Yuhta commented 1 year ago

I think this may lose the opportunity for performance gains, because if we push these as IN filter or equality filter on the recordIds, the reader can potentially skip a lot of rows without having to decompress and decode them. Making another hashtable and probe it after all RecordIds are read may be much slower. Besides, the IN filters already make hashtables inside and there's no need to duplicate that part of code.

Moreover, we may not need to copy the full scanSpec. Instead, we can just remember and restore the filters.

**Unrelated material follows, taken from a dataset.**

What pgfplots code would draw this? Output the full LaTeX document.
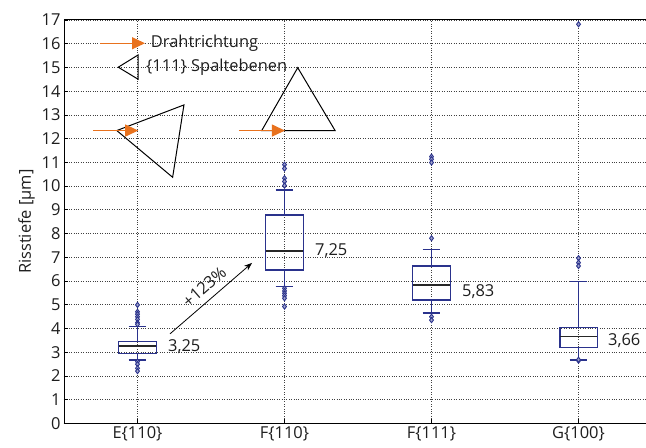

The "remember and restore" is the tricky part, the only way to do it correctly is keep the filter aside (maybe in Mutation) from the original ScanSpec. Creating an hash table (that support multi column keys) and probe it won't be slower than creating a single column filter (with an hash table inside).

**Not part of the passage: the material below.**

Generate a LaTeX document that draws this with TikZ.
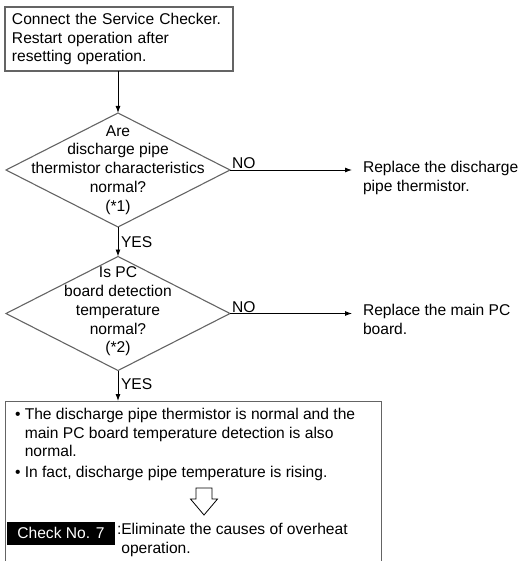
\documentclass[tikz,border=0pt]{standalone}
\usepackage{fontspec}
\setmainfont{Liberation Sans}
\usepackage{xcolor}
\usetikzlibrary{positioning,arrows.meta,shapes.geometric}
\definecolor{boxgray}{RGB}{100,100,100}
\tikzset{
  txt/.style={font=\fontsize{15.6}{18.8}\selectfont, inner sep=0pt, outer sep=0pt},
  stepbox/.style={txt, draw=boxgray, line width=1.3pt, align=left, anchor=north west,
                  text width=214pt, inner xsep=7pt, inner ysep=6pt},
  decision/.style={draw=boxgray, line width=1.1pt, diamond, minimum width=224pt,
                   minimum height=114pt, inner sep=0pt, outer sep=0pt},
  qtext/.style={txt, align=center},
  note/.style={txt, align=left, anchor=north west},
  answer/.style={txt, anchor=south west, inner xsep=2pt, inner ysep=1pt},
  checkbox/.style={txt, fill=black, text=white, minimum width=108pt, minimum height=23pt},
  arrow/.style={-{Latex[length=7pt,width=5pt]}, line width=0.9pt},
}

\begin{document}
\begin{tikzpicture}[x=1pt, y=-1pt]
  \clip (0,0) rectangle (527,561);
  \useasboundingbox (0,0) rectangle (527,561);

  \node[stepbox] (start) at (5,7) {Connect the Service Checker.\\Restart operation after\\resetting operation.};

  \node[decision] (q1) at (118,170) {};
  \node[qtext] (q1t) at (q1) {Are\\discharge pipe\\thermistor characteristics\\normal?\\(*1)};
  \node[note] (r1) at (363,161) {Replace the discharge\\pipe thermistor.};

  \node[decision] (q2) at (118,313.5) {};
  \node[qtext] (q2t) at ([yshift=2pt]q2) {Is PC\\board detection\\temperature\\normal?\\(*2)};
  \node[note] (r2) at (363,304) {Replace the main PC\\board.};

  \node[draw=boxgray, line width=1.3pt, anchor=north west, minimum width=376pt,
        minimum height=200pt, inner sep=0pt] (res) at (5,401) {};
  \node[note] (facts) at (15,408) {\textbullet\ The discharge pipe thermistor is normal and the\\
    \phantom{\textbullet\ }main PC board temperature detection is also\\
    \phantom{\textbullet\ }normal.\\[1.5pt]
    \textbullet\ In fact, discharge pipe temperature is rising.};
  \coordinate (hollow) at (204,488);
  \draw[line width=0.8pt, fill=white] (hollow) ++(-8,0) -- ++(16,0) -- ++(0,11) -- ++(5.5,0)
    -- (204,515) -- (190.5,499) -- (196,499) -- cycle;
  \node[checkbox, anchor=north west] (chk) at (7,521.5) {Check No. 7};
  \node[note] (fix) at (117,523) {:Eliminate the causes of overheat\\\phantom{:}operation.};

  \draw[arrow] (start.south -| q1) -- (q1.north);
  \draw[arrow, shorten >=11pt] (q1.east) -- (q1.east -| r1.west) node[answer, pos=0, anchor=south west] {NO};
  \draw[arrow] (q1.south) -- (q2.north) node[answer, pos=0.5, anchor=west, inner xsep=3pt] {YES};
  \draw[arrow, shorten >=11pt] (q2.east) -- (q2.east -| r2.west) node[answer, pos=0, anchor=south west] {NO};
  \draw[arrow] (q2.south) -- (res.north -| q2) node[answer, pos=0.45, anchor=west, inner xsep=3pt] {YES};
\end{tikzpicture}
\end{document}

yingsu00 commented 1 year ago

Creating an hash table (that support multi column keys) and probe it won't be slower than creating a single column filter (with an hash table inside).

Creating the hash table is about the same cost as creating the filter, but the benefit comes from skipping the rows from the readers.

mbasmanova commented 8 months ago

@yingsu00 Ying, curious what's the status of this project. Are you planning to add Iceberg-specific logic to Prestissimo or Velox?

Would Gluten also benefit from support for Iceberg?

CC: @FelixYBW @rui-mo

FelixYBW commented 8 months ago

Yes, many customers use iceberg as meta store.

mbasmanova commented 8 months ago

@FelixYBW Binwei, does Gluten support Iceberg today? If not, are there any plans to add support? Would it make sense to collaborate with @yingsu00 and her team on that?

FelixYBW commented 8 months ago

Yes, Gluten supported some features but not all yet. We used Ying's PR and will collaborate on rest features.

liujiayi771 commented 8 months ago

@FelixYBW I have tested Ying's PR of iceberg MOR table with Gluten, and it can work with Gluten.

After these PRs are merged, we can add the support of iceberg MOR table in Gluten.

FelixYBW commented 8 months ago

Thank you for update, @liujiayi771 , also thank @yingsu00's work.